What you are asked to do: Your task is to give the listing below back word for word, pictures excluded.

Provided data:
-- Start --

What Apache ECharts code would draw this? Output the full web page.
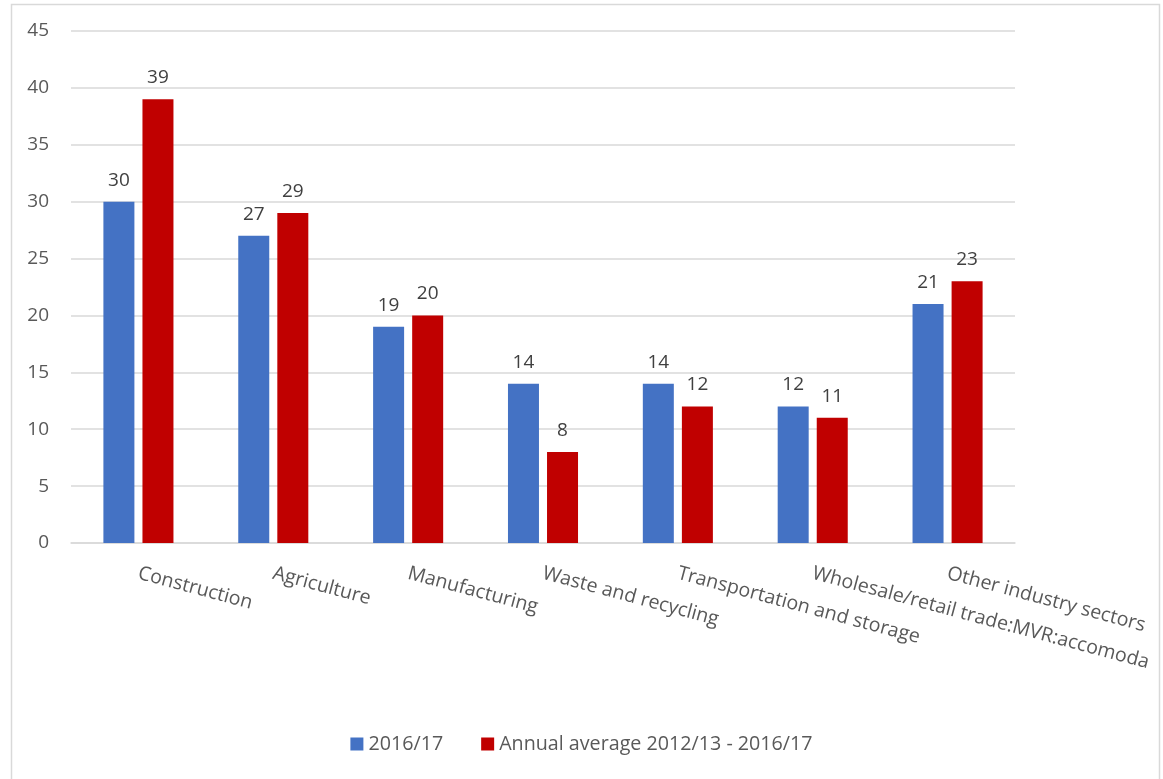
<!DOCTYPE html>
<html>
<head>
<meta charset="utf-8">
<script src="https://cdn.jsdelivr.net/npm/echarts@6/dist/echarts.min.js"></script>
<style>
  html, body { margin: 0; padding: 0; background: #fff; }
  #chart { width: 1163px; height: 779px; }
</style>
</head>
<body>
<div id="chart"></div>
<script>
// Industry sectors shown along the x axis
const categories = [
  'Construction',
  'Agriculture',
  'Manufacturing',
  'Waste and recycling',
  'Transportation and storage',
  'Wholesale/retail trade:MVR:accomoda',
  'Other industry sectors'
];

// Series values
const values2016 = [30, 27, 19, 14, 14, 12, 21];
const valuesAverage = [39, 29, 20, 8, 12, 11, 23];

const seriesNames = ['2016/17', 'Annual average 2012/13 - 2016/17'];

// Y axis scale
const yMin = 0;
const yMax = 45;
const yStep = 5;

const FONT = '"Open Sans", "Noto Sans", sans-serif';
const TEXT = '#595959';
const GRID = '#d9d9d9';

const chart = echarts.init(document.getElementById('chart'), null, { renderer: 'canvas' });

const barLabel = {
  show: true,
  position: 'top',
  distance: 12,
  color: '#404040',
  fontFamily: FONT,
  fontSize: 19
};

chart.setOption({
  animation: false,
  backgroundColor: '#fff',
  graphic: [{
    type: 'rect',
    shape: { x: 11.5, y: 4.5, width: 1148, height: 790 },
    style: { fill: 'none', stroke: GRID, lineWidth: 1.5 },
    z: -1
  }],
  grid: { left: 71, right: 148, top: 31, bottom: 236, containLabel: false },
  legend: {
    bottom: 20,
    left: 'center',
    itemWidth: 13,
    itemHeight: 13,
    itemGap: 38,
    icon: 'rect',
    textStyle: { color: TEXT, fontFamily: FONT, fontSize: 19.7 },
    data: seriesNames
  },
  xAxis: {
    type: 'category',
    data: categories,
    axisLine: { lineStyle: { color: GRID, width: 1.5 } },
    axisTick: { show: false },
    axisLabel: {
      interval: 0,
      rotate: -15,
      margin: 30,
      color: TEXT,
      fontFamily: FONT,
      fontSize: 19.6
    }
  },
  yAxis: {
    type: 'value',
    min: yMin,
    max: yMax,
    interval: yStep,
    axisLine: { show: false },
    axisTick: { show: false },
    splitLine: { lineStyle: { color: GRID, width: 1.5 } },
    axisLabel: {
      margin: 22,
      color: TEXT,
      fontFamily: FONT,
      fontSize: 19
    }
  },
  series: [
    {
      name: seriesNames[0],
      type: 'bar',
      data: values2016,
      barWidth: 31,
      barGap: '26%',
      itemStyle: { color: '#4472C4' },
      label: barLabel
    },
    {
      name: seriesNames[1],
      type: 'bar',
      data: valuesAverage,
      barWidth: 31,
      barGap: '26%',
      itemStyle: { color: '#C00000' },
      label: barLabel
    }
  ]
});
</script>
</body>
</html>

-- End --

Completed exercise:
What Apache ECharts code would draw this? Output the full web page.
<!DOCTYPE html>
<html>
<head>
<meta charset="utf-8">
<script src="https://cdn.jsdelivr.net/npm/echarts@6/dist/echarts.min.js"></script>
<style>
  html, body { margin: 0; padding: 0; background: #fff; }
  #chart { width: 1163px; height: 779px; }
</style>
</head>
<body>
<div id="chart"></div>
<script>
// Industry sectors shown along the x axis
const categories = [
  'Construction',
  'Agriculture',
  'Manufacturing',
  'Waste and recycling',
  'Transportation and storage',
  'Wholesale/retail trade:MVR:accomoda',
  'Other industry sectors'
];

// Series values
const values2016 = [30, 27, 19, 14, 14, 12, 21];
const valuesAverage = [39, 29, 20, 8, 12, 11, 23];

const seriesNames = ['2016/17', 'Annual average 2012/13 - 2016/17'];

// Y axis scale
const yMin = 0;
const yMax = 45;
const yStep = 5;

const FONT = '"Open Sans", "Noto Sans", sans-serif';
const TEXT = '#595959';
const GRID = '#d9d9d9';

const chart = echarts.init(document.getElementById('chart'), null, { renderer: 'canvas' });

const barLabel = {
  show: true,
  position: 'top',
  distance: 12,
  color: '#404040',
  fontFamily: FONT,
  fontSize: 19
};

chart.setOption({
  animation: false,
  backgroundColor: '#fff',
  graphic: [{
    type: 'rect',
    shape: { x: 11.5, y: 4.5, width: 1148, height: 790 },
    style: { fill: 'none', stroke: GRID, lineWidth: 1.5 },
    z: -1
  }],
  grid: { left: 71, right: 148, top: 31, bottom: 236, containLabel: false },
  legend: {
    bottom: 20,
    left: 'center',
    itemWidth: 13,
    itemHeight: 13,
    itemGap: 38,
    icon: 'rect',
    textStyle: { color: TEXT, fontFamily: FONT, fontSize: 19.7 },
    data: seriesNames
  },
  xAxis: {
    type: 'category',
    data: categories,
    axisLine: { lineStyle: { color: GRID, width: 1.5 } },
    axisTick: { show: false },
    axisLabel: {
      interval: 0,
      rotate: -15,
      margin: 30,
      color: TEXT,
      fontFamily: FONT,
      fontSize: 19.6
    }
  },
  yAxis: {
    type: 'value',
    min: yMin,
    max: yMax,
    interval: yStep,
    axisLine: { show: false },
    axisTick: { show: false },
    splitLine: { lineStyle: { color: GRID, width: 1.5 } },
    axisLabel: {
      margin: 22,
      color: TEXT,
      fontFamily: FONT,
      fontSize: 19
    }
  },
  series: [
    {
      name: seriesNames[0],
      type: 'bar',
      data: values2016,
      barWidth: 31,
      barGap: '26%',
      itemStyle: { color: '#4472C4' },
      label: barLabel
    },
    {
      name: seriesNames[1],
      type: 'bar',
      data: valuesAverage,
      barWidth: 31,
      barGap: '26%',
      itemStyle: { color: '#C00000' },
      label: barLabel
    }
  ]
});
</script>
</body>
</html>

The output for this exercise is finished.